Collect the lines of the entries where "matplotlib" shows up.

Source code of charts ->
---+---
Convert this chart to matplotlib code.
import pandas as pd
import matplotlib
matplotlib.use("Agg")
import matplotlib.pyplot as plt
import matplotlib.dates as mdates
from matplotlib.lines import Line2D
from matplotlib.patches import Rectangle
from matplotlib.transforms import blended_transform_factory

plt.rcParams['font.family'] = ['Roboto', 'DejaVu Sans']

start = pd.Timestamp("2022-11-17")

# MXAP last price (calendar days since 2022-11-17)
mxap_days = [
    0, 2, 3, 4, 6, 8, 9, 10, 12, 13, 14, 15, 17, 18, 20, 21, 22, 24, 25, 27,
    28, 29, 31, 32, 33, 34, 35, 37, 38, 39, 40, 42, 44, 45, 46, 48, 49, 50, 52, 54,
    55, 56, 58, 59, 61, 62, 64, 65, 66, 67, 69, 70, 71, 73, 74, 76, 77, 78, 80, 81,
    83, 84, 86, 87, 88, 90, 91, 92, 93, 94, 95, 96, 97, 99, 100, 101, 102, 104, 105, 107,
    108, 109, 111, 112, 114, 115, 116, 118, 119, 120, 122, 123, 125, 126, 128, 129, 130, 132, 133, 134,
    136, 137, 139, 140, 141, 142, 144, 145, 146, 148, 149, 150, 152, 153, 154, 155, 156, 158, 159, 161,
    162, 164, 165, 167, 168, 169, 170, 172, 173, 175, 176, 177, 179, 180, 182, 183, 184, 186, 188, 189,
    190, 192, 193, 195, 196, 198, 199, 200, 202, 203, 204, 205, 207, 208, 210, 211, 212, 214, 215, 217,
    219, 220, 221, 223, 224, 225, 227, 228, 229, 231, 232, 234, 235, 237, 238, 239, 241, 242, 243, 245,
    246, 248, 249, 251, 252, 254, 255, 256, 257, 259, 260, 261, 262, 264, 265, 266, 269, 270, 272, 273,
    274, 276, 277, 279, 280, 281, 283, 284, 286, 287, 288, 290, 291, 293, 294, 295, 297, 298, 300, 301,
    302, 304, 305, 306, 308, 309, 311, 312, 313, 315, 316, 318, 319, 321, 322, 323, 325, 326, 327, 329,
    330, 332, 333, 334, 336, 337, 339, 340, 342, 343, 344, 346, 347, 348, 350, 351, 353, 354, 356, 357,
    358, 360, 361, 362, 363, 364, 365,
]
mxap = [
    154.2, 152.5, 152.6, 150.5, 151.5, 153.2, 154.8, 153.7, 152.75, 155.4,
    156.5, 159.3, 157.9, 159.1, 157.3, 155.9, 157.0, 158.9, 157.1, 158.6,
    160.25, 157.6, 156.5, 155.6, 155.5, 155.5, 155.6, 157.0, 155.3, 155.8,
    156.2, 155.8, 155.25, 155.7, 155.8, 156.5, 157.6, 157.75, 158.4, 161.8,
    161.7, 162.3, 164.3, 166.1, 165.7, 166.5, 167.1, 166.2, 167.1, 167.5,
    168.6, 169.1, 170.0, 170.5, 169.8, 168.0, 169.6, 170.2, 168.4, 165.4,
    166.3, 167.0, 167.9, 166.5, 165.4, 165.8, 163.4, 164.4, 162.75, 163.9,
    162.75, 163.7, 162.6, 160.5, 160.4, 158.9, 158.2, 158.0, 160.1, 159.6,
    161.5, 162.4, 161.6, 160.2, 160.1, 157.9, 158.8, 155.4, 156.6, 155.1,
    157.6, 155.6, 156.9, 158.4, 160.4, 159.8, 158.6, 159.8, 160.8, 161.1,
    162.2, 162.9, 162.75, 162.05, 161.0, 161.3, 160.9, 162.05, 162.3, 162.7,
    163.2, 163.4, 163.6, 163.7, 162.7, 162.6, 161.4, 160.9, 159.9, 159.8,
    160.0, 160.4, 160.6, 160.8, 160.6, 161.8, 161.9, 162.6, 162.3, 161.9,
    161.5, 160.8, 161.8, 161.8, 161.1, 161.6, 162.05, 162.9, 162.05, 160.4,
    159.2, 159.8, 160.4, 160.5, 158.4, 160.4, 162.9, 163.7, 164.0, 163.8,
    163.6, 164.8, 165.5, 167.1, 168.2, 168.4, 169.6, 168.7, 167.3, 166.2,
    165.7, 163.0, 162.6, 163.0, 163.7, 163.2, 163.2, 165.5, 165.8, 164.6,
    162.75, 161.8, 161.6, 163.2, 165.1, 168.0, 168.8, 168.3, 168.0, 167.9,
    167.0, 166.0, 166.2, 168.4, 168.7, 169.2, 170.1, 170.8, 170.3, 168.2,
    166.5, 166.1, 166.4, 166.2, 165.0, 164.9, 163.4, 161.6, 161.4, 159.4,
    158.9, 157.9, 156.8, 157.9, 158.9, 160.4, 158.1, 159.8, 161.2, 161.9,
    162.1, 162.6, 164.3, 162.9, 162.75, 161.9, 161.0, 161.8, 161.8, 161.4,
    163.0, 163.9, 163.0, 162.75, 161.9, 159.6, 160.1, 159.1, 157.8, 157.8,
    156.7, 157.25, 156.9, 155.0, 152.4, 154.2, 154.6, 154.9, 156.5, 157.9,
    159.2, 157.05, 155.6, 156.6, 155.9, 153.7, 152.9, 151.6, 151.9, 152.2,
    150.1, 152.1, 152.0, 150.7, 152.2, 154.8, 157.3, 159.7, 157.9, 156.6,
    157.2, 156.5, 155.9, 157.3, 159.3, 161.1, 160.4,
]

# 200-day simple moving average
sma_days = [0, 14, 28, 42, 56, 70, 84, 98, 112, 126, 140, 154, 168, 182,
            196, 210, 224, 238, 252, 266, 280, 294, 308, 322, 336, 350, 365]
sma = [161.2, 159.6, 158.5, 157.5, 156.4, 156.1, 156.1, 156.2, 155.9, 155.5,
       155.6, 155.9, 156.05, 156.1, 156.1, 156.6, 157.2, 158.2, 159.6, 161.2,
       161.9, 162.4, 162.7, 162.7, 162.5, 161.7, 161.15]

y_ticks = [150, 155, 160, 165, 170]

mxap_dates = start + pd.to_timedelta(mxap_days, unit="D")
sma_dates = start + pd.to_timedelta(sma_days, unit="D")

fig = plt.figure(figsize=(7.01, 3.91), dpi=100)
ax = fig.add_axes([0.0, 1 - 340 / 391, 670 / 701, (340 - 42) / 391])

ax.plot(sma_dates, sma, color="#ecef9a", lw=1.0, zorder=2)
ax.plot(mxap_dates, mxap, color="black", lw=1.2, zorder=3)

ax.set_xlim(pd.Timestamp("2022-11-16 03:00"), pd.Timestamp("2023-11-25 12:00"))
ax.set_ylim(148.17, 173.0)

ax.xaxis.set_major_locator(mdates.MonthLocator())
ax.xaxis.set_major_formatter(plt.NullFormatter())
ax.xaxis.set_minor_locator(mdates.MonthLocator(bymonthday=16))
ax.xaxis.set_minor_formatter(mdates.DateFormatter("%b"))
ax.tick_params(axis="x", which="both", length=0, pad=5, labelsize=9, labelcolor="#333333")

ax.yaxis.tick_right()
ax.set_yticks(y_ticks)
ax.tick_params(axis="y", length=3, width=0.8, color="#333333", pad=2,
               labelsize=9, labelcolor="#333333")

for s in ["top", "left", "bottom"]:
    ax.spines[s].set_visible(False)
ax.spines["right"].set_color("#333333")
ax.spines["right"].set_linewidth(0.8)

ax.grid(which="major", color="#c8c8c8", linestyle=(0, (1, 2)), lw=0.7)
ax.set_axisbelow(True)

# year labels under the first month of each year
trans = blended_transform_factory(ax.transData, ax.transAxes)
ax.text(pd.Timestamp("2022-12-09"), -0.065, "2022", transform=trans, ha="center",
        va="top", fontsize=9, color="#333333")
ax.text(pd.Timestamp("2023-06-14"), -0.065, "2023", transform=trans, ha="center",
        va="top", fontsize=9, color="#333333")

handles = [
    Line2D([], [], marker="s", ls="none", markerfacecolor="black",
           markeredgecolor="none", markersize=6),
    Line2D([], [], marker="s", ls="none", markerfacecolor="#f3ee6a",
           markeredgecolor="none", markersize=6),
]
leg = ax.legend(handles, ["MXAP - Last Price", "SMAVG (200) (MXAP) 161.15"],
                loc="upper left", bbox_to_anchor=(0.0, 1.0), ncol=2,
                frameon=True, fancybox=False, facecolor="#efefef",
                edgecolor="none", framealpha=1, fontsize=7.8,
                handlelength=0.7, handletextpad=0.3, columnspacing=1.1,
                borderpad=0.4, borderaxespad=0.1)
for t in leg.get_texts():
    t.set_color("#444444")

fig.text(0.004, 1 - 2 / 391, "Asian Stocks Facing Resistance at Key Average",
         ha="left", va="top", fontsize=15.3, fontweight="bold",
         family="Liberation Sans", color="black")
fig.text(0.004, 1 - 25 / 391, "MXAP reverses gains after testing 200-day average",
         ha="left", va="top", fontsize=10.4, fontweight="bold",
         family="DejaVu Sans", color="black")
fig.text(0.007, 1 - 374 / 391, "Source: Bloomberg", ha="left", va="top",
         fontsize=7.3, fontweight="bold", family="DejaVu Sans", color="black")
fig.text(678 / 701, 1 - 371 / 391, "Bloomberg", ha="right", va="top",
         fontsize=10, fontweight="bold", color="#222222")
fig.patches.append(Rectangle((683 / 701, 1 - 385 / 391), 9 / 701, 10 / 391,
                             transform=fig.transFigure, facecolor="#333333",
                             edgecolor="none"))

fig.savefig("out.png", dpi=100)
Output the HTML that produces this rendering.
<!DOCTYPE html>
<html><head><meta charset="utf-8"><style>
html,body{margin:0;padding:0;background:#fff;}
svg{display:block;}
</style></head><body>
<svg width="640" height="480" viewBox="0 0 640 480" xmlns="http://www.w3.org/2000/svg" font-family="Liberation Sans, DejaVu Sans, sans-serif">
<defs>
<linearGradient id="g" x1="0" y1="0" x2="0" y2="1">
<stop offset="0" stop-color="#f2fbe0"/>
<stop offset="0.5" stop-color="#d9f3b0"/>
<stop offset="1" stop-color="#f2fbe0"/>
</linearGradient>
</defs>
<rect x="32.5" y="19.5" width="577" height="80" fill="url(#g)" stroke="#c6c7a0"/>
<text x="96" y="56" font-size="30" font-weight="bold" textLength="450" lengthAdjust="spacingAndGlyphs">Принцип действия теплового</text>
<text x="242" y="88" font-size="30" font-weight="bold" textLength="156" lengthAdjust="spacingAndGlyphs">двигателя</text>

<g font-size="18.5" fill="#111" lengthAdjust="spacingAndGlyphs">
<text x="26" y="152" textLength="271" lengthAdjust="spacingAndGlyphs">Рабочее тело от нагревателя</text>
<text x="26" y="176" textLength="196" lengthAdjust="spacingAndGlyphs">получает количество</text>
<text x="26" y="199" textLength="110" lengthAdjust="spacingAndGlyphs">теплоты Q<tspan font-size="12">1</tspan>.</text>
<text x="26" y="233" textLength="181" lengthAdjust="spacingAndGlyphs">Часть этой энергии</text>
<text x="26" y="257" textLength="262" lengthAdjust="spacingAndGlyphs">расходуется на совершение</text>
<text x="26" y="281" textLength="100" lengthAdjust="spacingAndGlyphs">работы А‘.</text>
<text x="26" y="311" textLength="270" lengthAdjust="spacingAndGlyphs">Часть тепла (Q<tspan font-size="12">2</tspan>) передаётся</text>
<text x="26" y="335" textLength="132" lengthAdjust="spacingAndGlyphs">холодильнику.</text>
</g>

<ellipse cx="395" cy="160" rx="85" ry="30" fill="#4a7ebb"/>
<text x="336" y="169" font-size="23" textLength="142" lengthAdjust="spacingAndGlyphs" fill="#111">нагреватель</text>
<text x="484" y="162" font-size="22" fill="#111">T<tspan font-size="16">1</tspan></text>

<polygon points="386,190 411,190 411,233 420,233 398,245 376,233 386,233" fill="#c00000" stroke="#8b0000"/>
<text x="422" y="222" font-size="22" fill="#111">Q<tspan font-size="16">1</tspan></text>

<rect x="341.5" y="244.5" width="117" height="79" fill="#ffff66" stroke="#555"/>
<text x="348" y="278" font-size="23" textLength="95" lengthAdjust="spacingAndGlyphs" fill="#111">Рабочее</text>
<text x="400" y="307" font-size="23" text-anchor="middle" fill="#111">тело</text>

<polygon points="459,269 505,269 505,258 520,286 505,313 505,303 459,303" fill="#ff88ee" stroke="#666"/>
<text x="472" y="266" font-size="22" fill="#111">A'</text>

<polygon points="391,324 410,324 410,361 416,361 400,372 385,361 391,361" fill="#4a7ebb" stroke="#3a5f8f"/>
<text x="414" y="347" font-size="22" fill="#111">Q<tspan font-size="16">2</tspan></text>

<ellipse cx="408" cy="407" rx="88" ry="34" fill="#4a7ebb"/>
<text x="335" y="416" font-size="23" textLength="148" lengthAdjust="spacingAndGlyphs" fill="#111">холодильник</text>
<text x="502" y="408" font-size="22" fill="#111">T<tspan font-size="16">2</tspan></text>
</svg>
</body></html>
---+---
CORRECT RESULT ->
Convert this chart to matplotlib code.
import matplotlib
matplotlib.use("Agg")
import matplotlib.pyplot as plt
import matplotlib.dates as mdates
from matplotlib.lines import Line2D
from matplotlib.patches import Rectangle
from matplotlib.transforms import blended_transform_factory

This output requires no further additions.